▸ **GIVEN EXERCISE**
Everything in the data should be repeated exactly, save for the images.
──────────
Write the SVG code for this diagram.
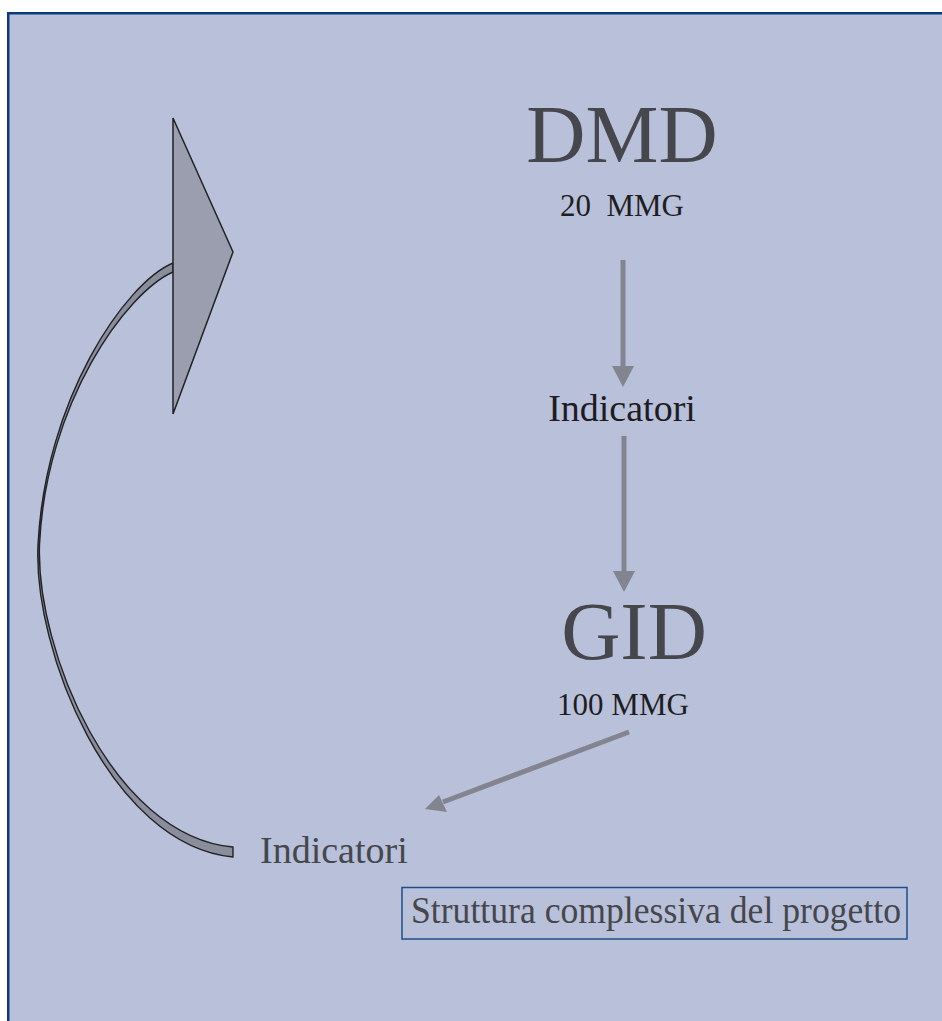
<svg xmlns="http://www.w3.org/2000/svg" width="942" height="1021" viewBox="0 0 942 1021">
<defs>
<style>
.t{font-family:"Liberation Serif","Times New Roman",serif;}
.big{font-size:82px;fill:#46474D;}
.sub{font-size:31px;fill:#1E1E22;white-space:pre;}
.lab{font-size:38px;}
.conn{stroke:#82858F;stroke-width:5;fill:none;}
.head{fill:#82858F;}
</style>
</defs>
<rect x="0" y="0" width="942" height="1021" fill="#FFFFFF"/>
<rect id="frame" x="8.25" y="13.25" width="960" height="1040" fill="#B8C0DA" stroke="#0A3A78" stroke-width="2.5"/>

<g id="connectors">
<line x1="623" y1="260" x2="623" y2="368" class="conn"/>
<path d="M612,366 L634,366 L623,387 Z" class="head"/>
<line x1="624" y1="436" x2="624" y2="573" class="conn"/>
<path d="M613,571 L635,571 L624,592 Z" class="head"/>
<line x1="629" y1="732" x2="443" y2="802" class="conn"/>
<path d="M425,809 L439,795 L447,812 Z" class="head"/>
</g>

<g id="loop-arrow">
<path d="M173,263 C125,283 45,400 38,545 C33,650 110,845 233,857 L233,847 C112,836 36,650 39.5,545 C46,402 127,292 173,272 Z" fill="#8A8D9B" stroke="#222226" stroke-width="1.4" stroke-linejoin="round"/>
<path d="M173,118 L233,252 L173,414 Z" fill="#9A9EAE" stroke="#222226" stroke-width="1.5" stroke-linejoin="miter"/>
</g>

<g id="node-dmd">
<text class="t big" x="622" y="162" text-anchor="middle">DMD</text>
<text class="t sub" x="622" y="216" text-anchor="middle" font-size="32">20  MMG</text>
</g>

<g id="node-indicatori-1">
<text class="t lab" x="622" y="421" text-anchor="middle" fill="#1E1C22">Indicatori</text>
</g>

<g id="node-gid">
<text class="t big" x="634" y="659" text-anchor="middle">GID</text>
<text class="t sub" x="623" y="715" text-anchor="middle">100 MMG</text>
</g>

<g id="node-indicatori-2">
<text class="t lab" x="260" y="863" fill="#46474D">Indicatori</text>
</g>

<g id="node-title">
<rect x="402" y="887.5" width="505" height="51.5" fill="none" stroke="#1F4E8A" stroke-width="1.5"/>
<text class="t" x="411" y="923" font-size="37" fill="#46474D" textLength="490" lengthAdjust="spacingAndGlyphs">Struttura complessiva del progetto</text>
</g>
</svg>
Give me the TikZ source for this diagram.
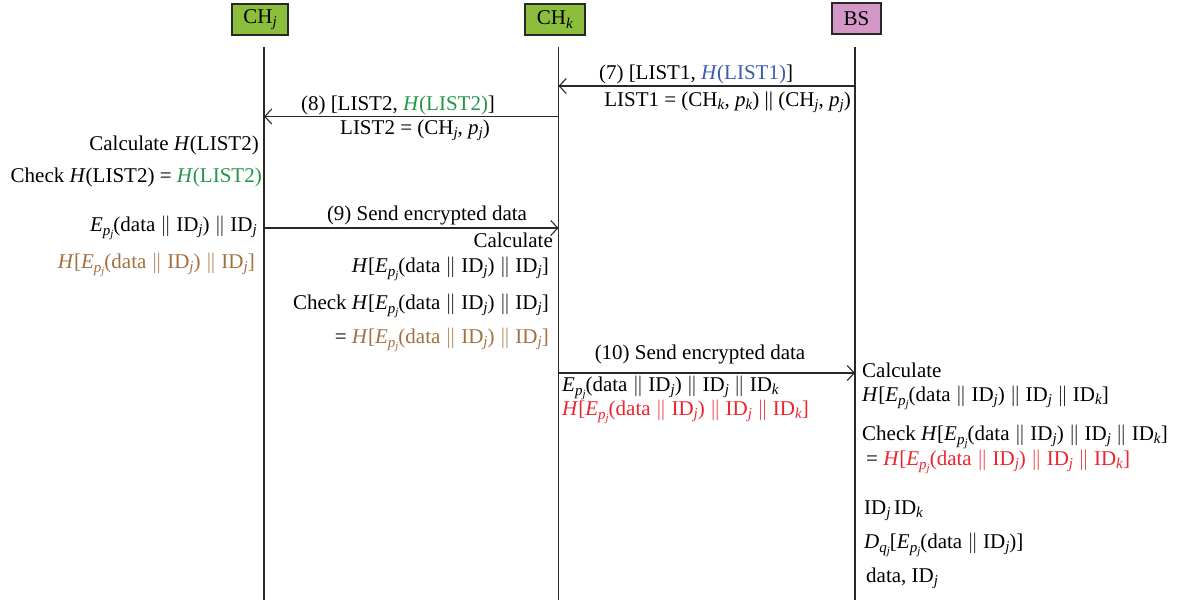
──────────
▸ **TASK RESPONSE**
Write the SVG code for this diagram.
<svg xmlns="http://www.w3.org/2000/svg" width="942" height="1021" viewBox="0 0 942 1021">
<defs>
<style>
.t{font-family:"Liberation Serif","Times New Roman",serif;}
.big{font-size:82px;fill:#46474D;}
.sub{font-size:31px;fill:#1E1E22;white-space:pre;}
.lab{font-size:38px;}
.conn{stroke:#82858F;stroke-width:5;fill:none;}
.head{fill:#82858F;}
</style>
</defs>
<rect x="0" y="0" width="942" height="1021" fill="#FFFFFF"/>
<rect id="frame" x="8.25" y="13.25" width="960" height="1040" fill="#B8C0DA" stroke="#0A3A78" stroke-width="2.5"/>

<g id="connectors">
<line x1="623" y1="260" x2="623" y2="368" class="conn"/>
<path d="M612,366 L634,366 L623,387 Z" class="head"/>
<line x1="624" y1="436" x2="624" y2="573" class="conn"/>
<path d="M613,571 L635,571 L624,592 Z" class="head"/>
<line x1="629" y1="732" x2="443" y2="802" class="conn"/>
<path d="M425,809 L439,795 L447,812 Z" class="head"/>
</g>

<g id="loop-arrow">
<path d="M173,263 C125,283 45,400 38,545 C33,650 110,845 233,857 L233,847 C112,836 36,650 39.5,545 C46,402 127,292 173,272 Z" fill="#8A8D9B" stroke="#222226" stroke-width="1.4" stroke-linejoin="round"/>
<path d="M173,118 L233,252 L173,414 Z" fill="#9A9EAE" stroke="#222226" stroke-width="1.5" stroke-linejoin="miter"/>
</g>

<g id="node-dmd">
<text class="t big" x="622" y="162" text-anchor="middle">DMD</text>
<text class="t sub" x="622" y="216" text-anchor="middle" font-size="32">20  MMG</text>
</g>

<g id="node-indicatori-1">
<text class="t lab" x="622" y="421" text-anchor="middle" fill="#1E1C22">Indicatori</text>
</g>

<g id="node-gid">
<text class="t big" x="634" y="659" text-anchor="middle">GID</text>
<text class="t sub" x="623" y="715" text-anchor="middle">100 MMG</text>
</g>

<g id="node-indicatori-2">
<text class="t lab" x="260" y="863" fill="#46474D">Indicatori</text>
</g>

<g id="node-title">
<rect x="402" y="887.5" width="505" height="51.5" fill="none" stroke="#1F4E8A" stroke-width="1.5"/>
<text class="t" x="411" y="923" font-size="37" fill="#46474D" textLength="490" lengthAdjust="spacingAndGlyphs">Struttura complessiva del progetto</text>
</g>
</svg>
Give me the TikZ source for this diagram.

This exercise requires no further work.